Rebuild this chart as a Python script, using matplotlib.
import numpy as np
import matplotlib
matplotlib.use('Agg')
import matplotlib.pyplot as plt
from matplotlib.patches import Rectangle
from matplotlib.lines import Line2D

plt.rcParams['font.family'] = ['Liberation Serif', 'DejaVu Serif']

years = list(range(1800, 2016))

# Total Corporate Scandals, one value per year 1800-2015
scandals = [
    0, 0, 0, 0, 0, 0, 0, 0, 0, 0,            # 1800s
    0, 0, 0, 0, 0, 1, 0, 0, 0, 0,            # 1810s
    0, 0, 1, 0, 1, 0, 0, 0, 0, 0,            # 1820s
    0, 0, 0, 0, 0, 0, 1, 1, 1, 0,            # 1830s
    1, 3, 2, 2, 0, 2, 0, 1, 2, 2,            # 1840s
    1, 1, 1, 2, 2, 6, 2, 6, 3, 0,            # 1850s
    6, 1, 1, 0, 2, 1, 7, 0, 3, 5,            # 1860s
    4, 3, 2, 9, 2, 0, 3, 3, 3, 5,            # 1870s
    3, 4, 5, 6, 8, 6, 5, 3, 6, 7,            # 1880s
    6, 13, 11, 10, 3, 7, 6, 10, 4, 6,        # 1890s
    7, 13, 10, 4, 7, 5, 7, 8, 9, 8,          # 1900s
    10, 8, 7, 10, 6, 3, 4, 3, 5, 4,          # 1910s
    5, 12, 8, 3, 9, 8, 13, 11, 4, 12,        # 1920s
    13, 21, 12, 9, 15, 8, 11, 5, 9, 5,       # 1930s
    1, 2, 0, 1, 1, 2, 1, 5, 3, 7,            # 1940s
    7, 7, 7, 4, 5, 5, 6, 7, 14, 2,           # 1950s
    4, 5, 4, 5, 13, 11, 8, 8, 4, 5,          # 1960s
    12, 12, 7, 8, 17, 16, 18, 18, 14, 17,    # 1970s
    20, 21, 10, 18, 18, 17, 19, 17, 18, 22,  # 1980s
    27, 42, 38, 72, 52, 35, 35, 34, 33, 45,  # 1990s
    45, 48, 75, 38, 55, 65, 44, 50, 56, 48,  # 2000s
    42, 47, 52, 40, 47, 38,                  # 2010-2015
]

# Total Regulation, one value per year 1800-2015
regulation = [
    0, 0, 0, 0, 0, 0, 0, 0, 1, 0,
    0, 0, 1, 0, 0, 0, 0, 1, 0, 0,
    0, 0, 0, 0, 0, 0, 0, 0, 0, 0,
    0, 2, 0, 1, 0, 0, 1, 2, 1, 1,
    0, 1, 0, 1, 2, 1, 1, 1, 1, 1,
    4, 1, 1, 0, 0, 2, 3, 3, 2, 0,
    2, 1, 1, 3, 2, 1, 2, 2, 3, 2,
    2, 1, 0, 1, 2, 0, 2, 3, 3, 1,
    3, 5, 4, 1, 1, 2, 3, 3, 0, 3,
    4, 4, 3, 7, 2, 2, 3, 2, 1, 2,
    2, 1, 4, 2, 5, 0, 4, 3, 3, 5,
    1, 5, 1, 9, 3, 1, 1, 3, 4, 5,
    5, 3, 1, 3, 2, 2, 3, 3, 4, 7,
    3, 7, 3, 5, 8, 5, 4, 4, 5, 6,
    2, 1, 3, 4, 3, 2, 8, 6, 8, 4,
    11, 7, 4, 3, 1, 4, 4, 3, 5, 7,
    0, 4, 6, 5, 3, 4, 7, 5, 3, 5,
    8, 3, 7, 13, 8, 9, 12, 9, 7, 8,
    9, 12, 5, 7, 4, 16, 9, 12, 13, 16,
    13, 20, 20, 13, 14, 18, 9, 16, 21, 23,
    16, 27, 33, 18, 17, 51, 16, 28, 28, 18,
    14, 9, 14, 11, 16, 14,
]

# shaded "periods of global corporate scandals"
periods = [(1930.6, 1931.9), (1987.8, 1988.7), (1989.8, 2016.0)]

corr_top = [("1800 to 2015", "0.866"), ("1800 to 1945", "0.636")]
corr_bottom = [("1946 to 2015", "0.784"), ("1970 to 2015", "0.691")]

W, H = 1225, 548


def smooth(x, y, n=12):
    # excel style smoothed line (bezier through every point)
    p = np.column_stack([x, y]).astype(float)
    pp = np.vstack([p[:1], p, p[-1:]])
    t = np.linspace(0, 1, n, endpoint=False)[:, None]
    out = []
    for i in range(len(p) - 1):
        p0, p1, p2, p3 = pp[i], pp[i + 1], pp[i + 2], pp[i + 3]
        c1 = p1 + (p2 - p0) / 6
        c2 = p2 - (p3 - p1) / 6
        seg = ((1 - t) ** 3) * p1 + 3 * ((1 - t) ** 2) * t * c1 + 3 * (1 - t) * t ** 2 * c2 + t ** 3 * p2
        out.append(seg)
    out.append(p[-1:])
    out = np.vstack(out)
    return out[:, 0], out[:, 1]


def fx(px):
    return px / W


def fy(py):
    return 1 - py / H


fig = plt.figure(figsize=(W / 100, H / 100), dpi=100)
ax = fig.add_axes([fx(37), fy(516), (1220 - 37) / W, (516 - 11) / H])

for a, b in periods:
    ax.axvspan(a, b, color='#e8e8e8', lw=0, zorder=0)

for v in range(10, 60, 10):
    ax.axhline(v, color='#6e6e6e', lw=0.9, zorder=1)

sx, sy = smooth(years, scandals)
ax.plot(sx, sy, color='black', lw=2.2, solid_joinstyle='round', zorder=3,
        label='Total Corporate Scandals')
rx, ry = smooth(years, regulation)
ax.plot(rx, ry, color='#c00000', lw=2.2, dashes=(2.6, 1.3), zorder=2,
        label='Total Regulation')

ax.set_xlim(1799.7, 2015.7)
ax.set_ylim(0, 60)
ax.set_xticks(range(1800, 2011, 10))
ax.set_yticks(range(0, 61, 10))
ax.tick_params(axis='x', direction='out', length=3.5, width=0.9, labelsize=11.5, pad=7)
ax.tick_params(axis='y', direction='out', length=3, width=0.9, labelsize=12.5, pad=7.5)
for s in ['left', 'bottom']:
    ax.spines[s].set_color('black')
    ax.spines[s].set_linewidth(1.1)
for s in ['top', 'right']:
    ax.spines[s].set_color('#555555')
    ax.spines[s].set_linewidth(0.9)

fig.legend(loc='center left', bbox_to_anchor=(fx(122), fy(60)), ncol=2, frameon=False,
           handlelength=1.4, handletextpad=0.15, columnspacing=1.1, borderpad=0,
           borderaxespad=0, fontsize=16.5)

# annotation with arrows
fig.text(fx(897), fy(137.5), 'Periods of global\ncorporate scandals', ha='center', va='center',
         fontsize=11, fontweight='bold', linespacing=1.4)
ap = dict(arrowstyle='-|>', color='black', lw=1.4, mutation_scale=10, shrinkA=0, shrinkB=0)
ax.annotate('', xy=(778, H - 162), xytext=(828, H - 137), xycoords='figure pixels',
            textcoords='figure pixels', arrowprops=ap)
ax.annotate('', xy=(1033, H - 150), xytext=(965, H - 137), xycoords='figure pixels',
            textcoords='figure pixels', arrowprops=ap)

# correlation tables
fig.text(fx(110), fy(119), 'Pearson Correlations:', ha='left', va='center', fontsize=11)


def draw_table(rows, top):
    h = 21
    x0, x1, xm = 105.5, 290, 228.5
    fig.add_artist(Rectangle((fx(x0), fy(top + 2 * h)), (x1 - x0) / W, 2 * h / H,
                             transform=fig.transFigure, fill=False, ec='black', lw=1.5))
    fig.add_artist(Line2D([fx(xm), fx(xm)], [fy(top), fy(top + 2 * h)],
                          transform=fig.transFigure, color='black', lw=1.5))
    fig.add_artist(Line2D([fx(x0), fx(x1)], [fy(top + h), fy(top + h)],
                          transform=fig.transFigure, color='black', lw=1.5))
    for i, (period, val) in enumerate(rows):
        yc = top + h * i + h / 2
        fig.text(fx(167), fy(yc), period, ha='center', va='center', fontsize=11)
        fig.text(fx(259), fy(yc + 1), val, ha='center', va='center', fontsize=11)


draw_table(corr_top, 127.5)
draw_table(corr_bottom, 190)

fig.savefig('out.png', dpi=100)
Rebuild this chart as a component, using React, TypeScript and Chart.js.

******

» **YOUR GOAL**
Output, please, only the lines running from the start of the entries through the line that contains "years = list(range(1800, 2016))", including both of those lines.

» **OUTPUT FOR THIS TASK**
Rebuild this chart as a Python script, using matplotlib.
import numpy as np
import matplotlib
matplotlib.use('Agg')
import matplotlib.pyplot as plt
from matplotlib.patches import Rectangle
from matplotlib.lines import Line2D

plt.rcParams['font.family'] = ['Liberation Serif', 'DejaVu Serif']

years = list(range(1800, 2016))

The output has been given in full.